L’élaboration collaborative d’une charte du bien-vivre ensemble, document non contraignant mais moralement engageant, complète utilement le cadre juridique formel. Cette charte aborde des aspects relationnels souvent négligés par le règlement de copropriété : communication respectueuse, partage des espaces, entraide entre voisins, accueil des nouveaux arrivants. Elle participe à la construction d’une culture commune facilitant les négociations ultérieures.

  • Organiser des événements conviviaux pour renforcer les liens entre copropriétaires
  • Mettre en place un système de mentorat pour accompagner les nouveaux arrivants
  • Créer un fonds d’innovation pour tester des solutions techniques ou organisationnelles

Ces approches collaboratives ne remplacent pas le cadre juridique existant mais le complètent en créant un écosystème relationnel plus propice à des négociations constructives.

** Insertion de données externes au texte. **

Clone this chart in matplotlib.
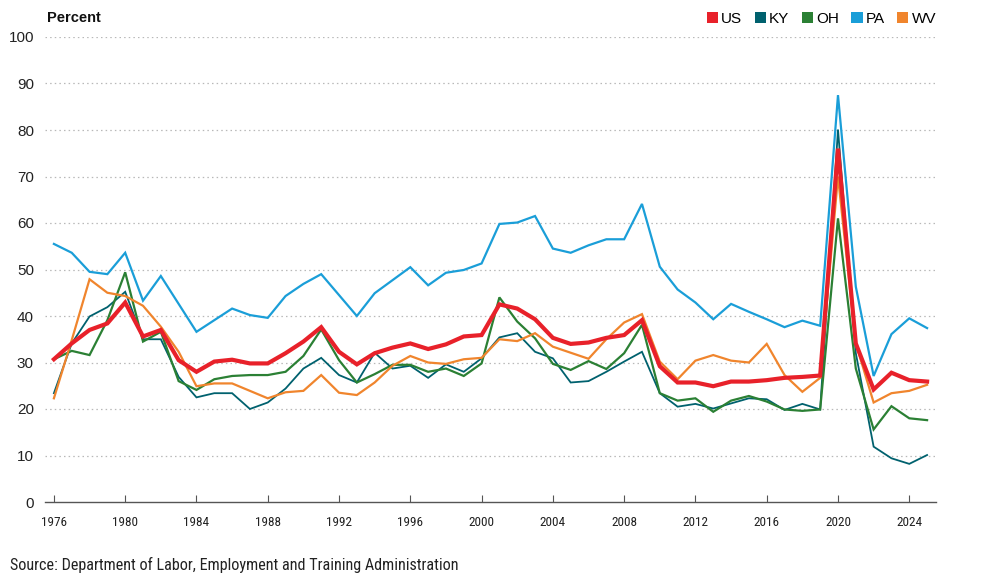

L’expérience montre que les copropriétés ayant adopté ces pratiques connaissent généralement moins de contentieux et parviennent plus facilement à mener des projets ambitieux comme des rénovations globales.

La transition écologique constitue d’ailleurs un terrain particulièrement fertile pour ces nouvelles formes de gouvernance. La complexité technique des projets de rénovation énergétique, leur impact financier et leur dimension collective nécessitent une approche participative permettant l’appropriation des enjeux par l’ensemble des copropriétaires. Des dispositifs comme les CoachCopro accompagnent cette évolution en proposant des méthodologies adaptées à ce contexte spécifique.